* What the task requires
Reproduce each line of the material exactly, minus any picture.

-------- Given entries --------

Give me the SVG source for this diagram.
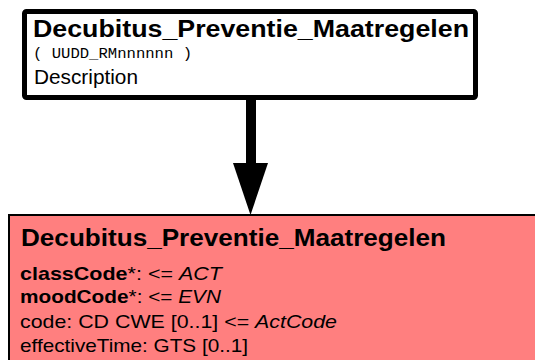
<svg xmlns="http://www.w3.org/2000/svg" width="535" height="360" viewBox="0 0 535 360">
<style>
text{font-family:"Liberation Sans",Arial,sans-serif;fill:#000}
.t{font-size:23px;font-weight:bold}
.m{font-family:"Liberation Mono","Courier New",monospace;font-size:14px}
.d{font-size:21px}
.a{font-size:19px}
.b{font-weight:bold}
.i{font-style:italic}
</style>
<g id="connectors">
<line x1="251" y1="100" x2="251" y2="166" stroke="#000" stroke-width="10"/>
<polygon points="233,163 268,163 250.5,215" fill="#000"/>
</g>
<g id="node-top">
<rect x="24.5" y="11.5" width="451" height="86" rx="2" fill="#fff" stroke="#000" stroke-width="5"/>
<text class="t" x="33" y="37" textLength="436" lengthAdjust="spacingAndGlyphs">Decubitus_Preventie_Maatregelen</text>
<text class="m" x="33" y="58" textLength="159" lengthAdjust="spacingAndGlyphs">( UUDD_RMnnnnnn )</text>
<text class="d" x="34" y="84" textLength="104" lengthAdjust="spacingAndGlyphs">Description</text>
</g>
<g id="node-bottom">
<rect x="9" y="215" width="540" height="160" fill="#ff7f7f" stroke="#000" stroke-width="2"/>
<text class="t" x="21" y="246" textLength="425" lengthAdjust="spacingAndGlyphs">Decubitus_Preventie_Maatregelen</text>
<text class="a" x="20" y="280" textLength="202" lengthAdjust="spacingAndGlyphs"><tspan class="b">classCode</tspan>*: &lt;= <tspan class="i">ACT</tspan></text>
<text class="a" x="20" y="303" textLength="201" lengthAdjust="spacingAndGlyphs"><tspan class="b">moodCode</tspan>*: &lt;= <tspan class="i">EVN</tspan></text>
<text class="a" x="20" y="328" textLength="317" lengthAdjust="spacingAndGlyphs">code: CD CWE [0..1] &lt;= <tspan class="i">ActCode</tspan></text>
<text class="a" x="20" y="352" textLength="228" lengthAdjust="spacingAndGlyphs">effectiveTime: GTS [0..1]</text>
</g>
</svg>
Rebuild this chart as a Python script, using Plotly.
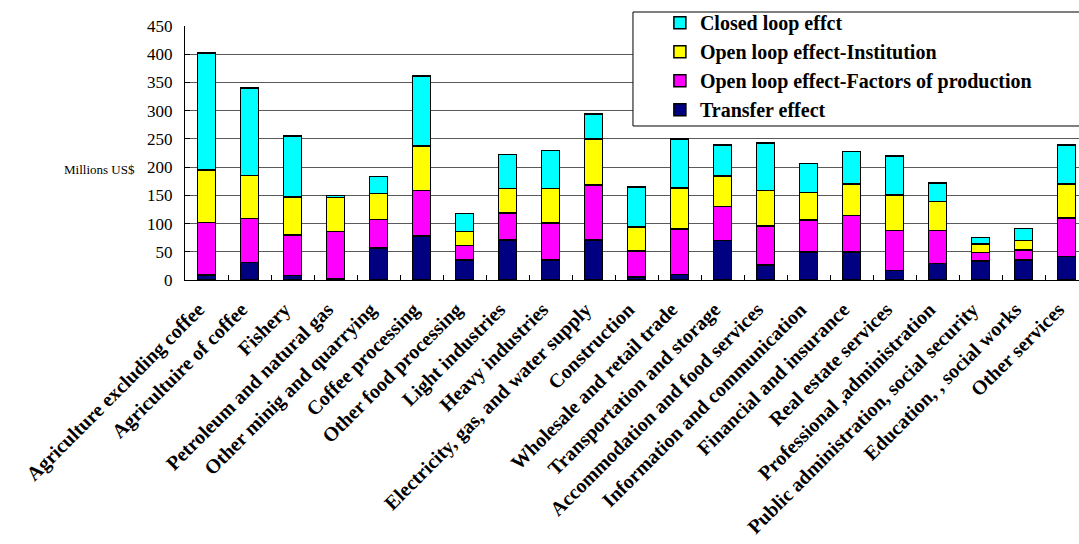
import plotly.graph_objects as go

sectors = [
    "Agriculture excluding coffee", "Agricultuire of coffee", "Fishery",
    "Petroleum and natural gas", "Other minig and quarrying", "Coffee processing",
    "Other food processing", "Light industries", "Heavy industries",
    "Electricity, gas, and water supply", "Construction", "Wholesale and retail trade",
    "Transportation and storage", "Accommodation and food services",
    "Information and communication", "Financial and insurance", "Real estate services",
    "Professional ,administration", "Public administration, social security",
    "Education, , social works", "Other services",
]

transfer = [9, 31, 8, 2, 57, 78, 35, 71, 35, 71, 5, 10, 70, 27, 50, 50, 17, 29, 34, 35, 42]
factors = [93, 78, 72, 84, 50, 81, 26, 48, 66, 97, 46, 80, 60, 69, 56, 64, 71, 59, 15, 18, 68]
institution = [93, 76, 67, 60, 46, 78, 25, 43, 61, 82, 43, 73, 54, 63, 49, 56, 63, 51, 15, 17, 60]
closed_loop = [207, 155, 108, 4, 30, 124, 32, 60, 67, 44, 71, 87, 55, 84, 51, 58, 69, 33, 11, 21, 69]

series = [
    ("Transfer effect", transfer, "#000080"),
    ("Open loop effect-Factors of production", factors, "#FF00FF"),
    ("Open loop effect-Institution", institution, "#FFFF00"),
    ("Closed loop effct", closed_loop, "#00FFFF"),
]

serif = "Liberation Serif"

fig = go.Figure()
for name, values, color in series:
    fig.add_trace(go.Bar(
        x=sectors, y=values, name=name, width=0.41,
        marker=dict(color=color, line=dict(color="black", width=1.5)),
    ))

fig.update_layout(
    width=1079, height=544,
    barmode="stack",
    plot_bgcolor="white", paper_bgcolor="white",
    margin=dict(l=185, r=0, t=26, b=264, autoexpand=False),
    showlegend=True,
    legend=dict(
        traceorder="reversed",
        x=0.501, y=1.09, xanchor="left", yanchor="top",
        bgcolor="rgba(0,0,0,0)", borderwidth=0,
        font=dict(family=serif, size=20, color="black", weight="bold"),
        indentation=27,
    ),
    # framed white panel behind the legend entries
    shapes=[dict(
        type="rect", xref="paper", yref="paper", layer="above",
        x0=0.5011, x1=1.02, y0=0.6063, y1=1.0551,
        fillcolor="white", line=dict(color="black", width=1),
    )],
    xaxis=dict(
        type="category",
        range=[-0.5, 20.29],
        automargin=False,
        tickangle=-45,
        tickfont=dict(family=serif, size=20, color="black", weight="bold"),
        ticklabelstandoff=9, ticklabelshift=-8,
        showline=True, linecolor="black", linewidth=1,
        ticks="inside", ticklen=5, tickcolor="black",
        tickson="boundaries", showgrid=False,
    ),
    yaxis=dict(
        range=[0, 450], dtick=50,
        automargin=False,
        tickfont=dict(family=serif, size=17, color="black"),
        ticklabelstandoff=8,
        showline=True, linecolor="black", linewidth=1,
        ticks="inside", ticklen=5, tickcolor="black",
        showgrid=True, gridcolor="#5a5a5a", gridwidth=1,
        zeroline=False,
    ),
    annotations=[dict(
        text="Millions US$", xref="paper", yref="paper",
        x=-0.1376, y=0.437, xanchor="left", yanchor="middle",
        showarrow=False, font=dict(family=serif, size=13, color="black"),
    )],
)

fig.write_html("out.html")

--------

* Output of the task
Give me the SVG source for this diagram.
<svg xmlns="http://www.w3.org/2000/svg" width="535" height="360" viewBox="0 0 535 360">
<style>
text{font-family:"Liberation Sans",Arial,sans-serif;fill:#000}
.t{font-size:23px;font-weight:bold}
.m{font-family:"Liberation Mono","Courier New",monospace;font-size:14px}
.d{font-size:21px}
.a{font-size:19px}
.b{font-weight:bold}
.i{font-style:italic}
</style>
<g id="connectors">
<line x1="251" y1="100" x2="251" y2="166" stroke="#000" stroke-width="10"/>
<polygon points="233,163 268,163 250.5,215" fill="#000"/>
</g>
<g id="node-top">
<rect x="24.5" y="11.5" width="451" height="86" rx="2" fill="#fff" stroke="#000" stroke-width="5"/>
<text class="t" x="33" y="37" textLength="436" lengthAdjust="spacingAndGlyphs">Decubitus_Preventie_Maatregelen</text>
<text class="m" x="33" y="58" textLength="159" lengthAdjust="spacingAndGlyphs">( UUDD_RMnnnnnn )</text>
<text class="d" x="34" y="84" textLength="104" lengthAdjust="spacingAndGlyphs">Description</text>
</g>
<g id="node-bottom">
<rect x="9" y="215" width="540" height="160" fill="#ff7f7f" stroke="#000" stroke-width="2"/>
<text class="t" x="21" y="246" textLength="425" lengthAdjust="spacingAndGlyphs">Decubitus_Preventie_Maatregelen</text>
<text class="a" x="20" y="280" textLength="202" lengthAdjust="spacingAndGlyphs"><tspan class="b">classCode</tspan>*: &lt;= <tspan class="i">ACT</tspan></text>
<text class="a" x="20" y="303" textLength="201" lengthAdjust="spacingAndGlyphs"><tspan class="b">moodCode</tspan>*: &lt;= <tspan class="i">EVN</tspan></text>
<text class="a" x="20" y="328" textLength="317" lengthAdjust="spacingAndGlyphs">code: CD CWE [0..1] &lt;= <tspan class="i">ActCode</tspan></text>
<text class="a" x="20" y="352" textLength="228" lengthAdjust="spacingAndGlyphs">effectiveTime: GTS [0..1]</text>
</g>
</svg>
Rebuild this chart as a Python script, using Plotly.
import plotly.graph_objects as go

sectors = [
    "Agriculture excluding coffee", "Agricultuire of coffee", "Fishery",
    "Petroleum and natural gas", "Other minig and quarrying", "Coffee processing",
    "Other food processing", "Light industries", "Heavy industries",
    "Electricity, gas, and water supply", "Construction", "Wholesale and retail trade",
    "Transportation and storage", "Accommodation and food services",
    "Information and communication", "Financial and insurance", "Real estate services",
    "Professional ,administration", "Public administration, social security",
    "Education, , social works", "Other services",
]

transfer = [9, 31, 8, 2, 57, 78, 35, 71, 35, 71, 5, 10, 70, 27, 50, 50, 17, 29, 34, 35, 42]
factors = [93, 78, 72, 84, 50, 81, 26, 48, 66, 97, 46, 80, 60, 69, 56, 64, 71, 59, 15, 18, 68]
institution = [93, 76, 67, 60, 46, 78, 25, 43, 61, 82, 43, 73, 54, 63, 49, 56, 63, 51, 15, 17, 60]
closed_loop = [207, 155, 108, 4, 30, 124, 32, 60, 67, 44, 71, 87, 55, 84, 51, 58, 69, 33, 11, 21, 69]

series = [
    ("Transfer effect", transfer, "#000080"),
    ("Open loop effect-Factors of production", factors, "#FF00FF"),
    ("Open loop effect-Institution", institution, "#FFFF00"),
    ("Closed loop effct", closed_loop, "#00FFFF"),
]

serif = "Liberation Serif"

fig = go.Figure()
for name, values, color in series:
    fig.add_trace(go.Bar(
        x=sectors, y=values, name=name, width=0.41,
        marker=dict(color=color, line=dict(color="black", width=1.5)),
    ))

fig.update_layout(
    width=1079, height=544,
    barmode="stack",
    plot_bgcolor="white", paper_bgcolor="white",
    margin=dict(l=185, r=0, t=26, b=264, autoexpand=False),
    showlegend=True,
    legend=dict(
        traceorder="reversed",
        x=0.501, y=1.09, xanchor="left", yanchor="top",
        bgcolor="rgba(0,0,0,0)", borderwidth=0,
        font=dict(family=serif, size=20, color="black", weight="bold"),
        indentation=27,
    ),
    # framed white panel behind the legend entries
    shapes=[dict(
        type="rect", xref="paper", yref="paper", layer="above",
        x0=0.5011, x1=1.02, y0=0.6063, y1=1.0551,
        fillcolor="white", line=dict(color="black", width=1),
    )],
    xaxis=dict(
        type="category",
        range=[-0.5, 20.29],
        automargin=False,
        tickangle=-45,
        tickfont=dict(family=serif, size=20, color="black", weight="bold"),
        ticklabelstandoff=9, ticklabelshift=-8,
        showline=True, linecolor="black", linewidth=1,
        ticks="inside", ticklen=5, tickcolor="black",
        tickson="boundaries", showgrid=False,
    ),
    yaxis=dict(
        range=[0, 450], dtick=50,
        automargin=False,
        tickfont=dict(family=serif, size=17, color="black"),
        ticklabelstandoff=8,
        showline=True, linecolor="black", linewidth=1,
        ticks="inside", ticklen=5, tickcolor="black",
        showgrid=True, gridcolor="#5a5a5a", gridwidth=1,
        zeroline=False,
    ),
    annotations=[dict(
        text="Millions US$", xref="paper", yref="paper",
        x=-0.1376, y=0.437, xanchor="left", yanchor="middle",
        showarrow=False, font=dict(family=serif, size=13, color="black"),
    )],
)

fig.write_html("out.html")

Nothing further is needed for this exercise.